Besides disseminating postcards advertising the $1.1 million listing, shooting a video of the property and promoting it on Facebook, Hometown marketed the listing by employing a slew of other strategies:
- Setting up a single-property website.
- Promoting the listing on “The American Dream” TV show and local radio.
- Providing featured home placement and showcase exposure on realtor.com.
- Posting the property as a “coming soon” listing on Zillow.
- Holding “mega open houses.”
- Reaching out to potential buyers in Hometown’s contact database to gauge their interest.
This proactive approach to finding buyers largely explains why Hometown ends up representing 23 percent of the buyers who purchase homes from its seller clients, according to Maloney.
In one case, a homeowner received a postcard promoting a Hometown Realty listing (Hometown had flagged the homeowner as a potential move-up buyer). Interested, the homeowner visited the Web address printed on the postcard. That pulled up a YouTube video of the property (watch it below).
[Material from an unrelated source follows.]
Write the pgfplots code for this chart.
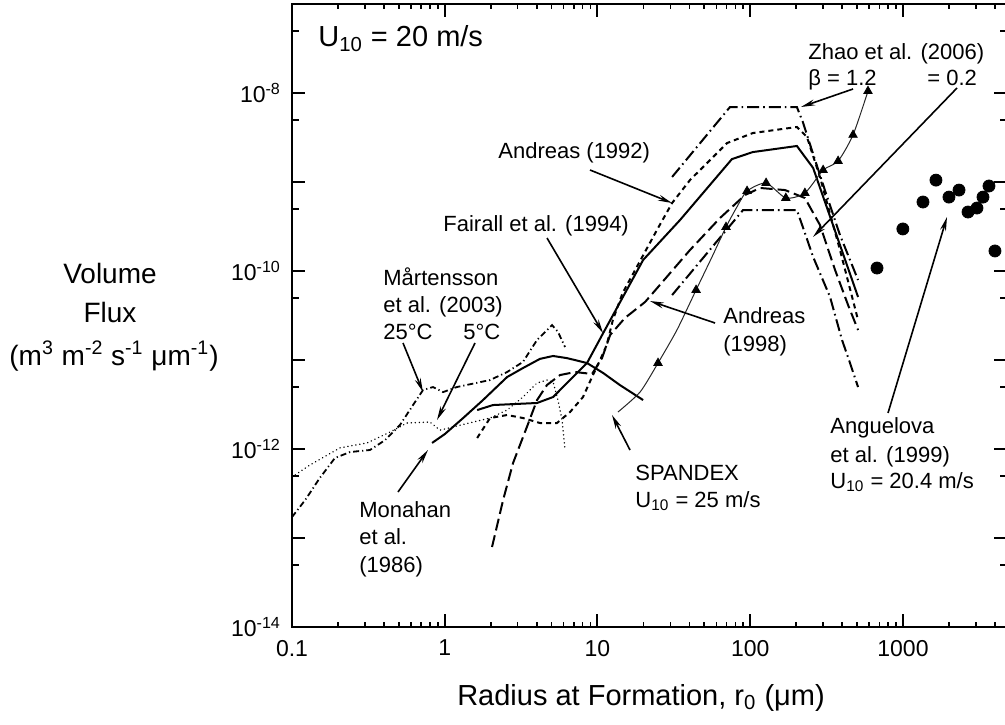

Hooked by the short, the homeowner scheduled a showing with Hometown. That led to Hometown double-ending the sale of the home for $875,000, by representing both the seller and the buyer (who learned of the listing from Hometown’s postcard).
The buyer of the $875,000 home also worked with Hometown to sell their previous home for $650,000. The brokerage managed to keep that deal in-house as well — this time by matching an existing buyer client with the property.
Maloney says most listing agents and brokers “sit back and wait for another agent in their MLS to find them and bring a buyer.”
“A seller hires us to and find a buyer for that,” she said.
Editor’s note: A previous version of this story misspelled the last name of Steve Golden, and incorrectly identified the person in a photo that appeared near the top of this article as Mary Maloney. That photo has been replaced with a photo of Maloney.